J.C : Je ne sais pas si les Millenials veulent particulièrement s’impliquer auprès des marques. Les nouveaux consommateurs ont surtout plus conscience de leurs pouvoirs. Acheter, c’est un bulletin de vote, suivre une page sur un réseau; c’est un signe d’encouragement. « Je me reconnais dans votre marque, j’aime ce que vous faites ». Je ne crois pas que les utilisateurs soient passionnés par les marques. Ils vivent avec, sont habitués à leurs messages. Ils sont par contre beaucoup plus regardants. Dans la co-création, il faut surtout entendre, étudier les conversations, faire remonter les signaux faibles. Ce lien avec le consommateur est essentiel mais il doit servir d’ajustement à la vision de la marque. Attention aussi à ne pas courir après le cool, le jeune et le nouveau. A vouloir à tout prix faire du millenials, on perd la marque.

-Air of melty : Comment voyez-vous le rapport des Millennials aux marques évoluer ces prochains mois et ces prochaines années ?

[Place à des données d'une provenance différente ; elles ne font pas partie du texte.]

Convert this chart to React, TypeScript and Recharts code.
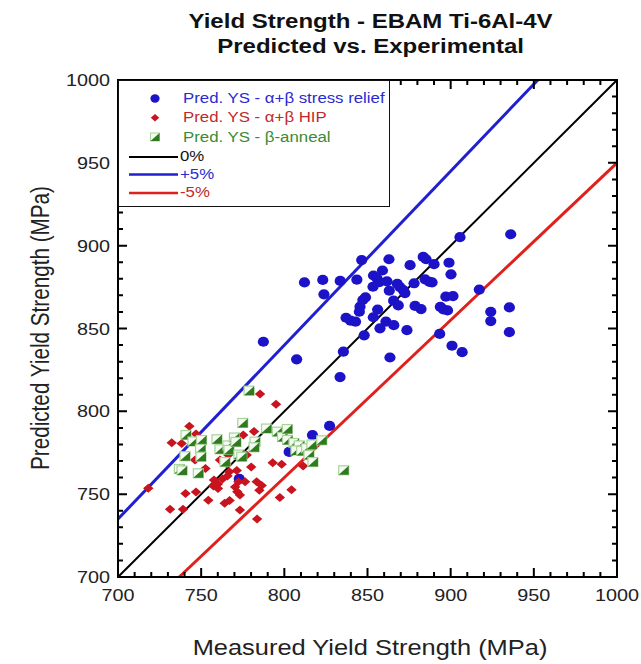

J.C : Dans les prochaines années, les millenials seront remplacés, si on réfléchit en génération. On voit déjà fleurir des sujets sur les post-millenials. Le digital termine sa crise d’adolescence : les fake news, les faux clics, les fausses communautés, les influenceurs bidons sont dénoncés ; le système devient plus sain. Le digital va continuer à capter les audiences, sans éliminer les autres supports, mais en complément. Le lien se fera par là. Nous avons positionné Braaxe comme une maison de publicité digitale car l’avenir de la pub passe par le digital. Les nouvelles générations aiment d’ailleurs la publicité. Dans les 10 vidéos les plus vues en 2017, figurent 4 publicités. Il suffit de voir l’attente du public pour les publicités de Noel ou même du Superbowl pour voir que l’attachement existe. Le digital, la gestion de plus en plus poussée des data et l’arrivée de la blockchain vont permettre de tracer, de certifier, de savoir. Les marques devront donc être toujours plus transparentes, sincères et proches.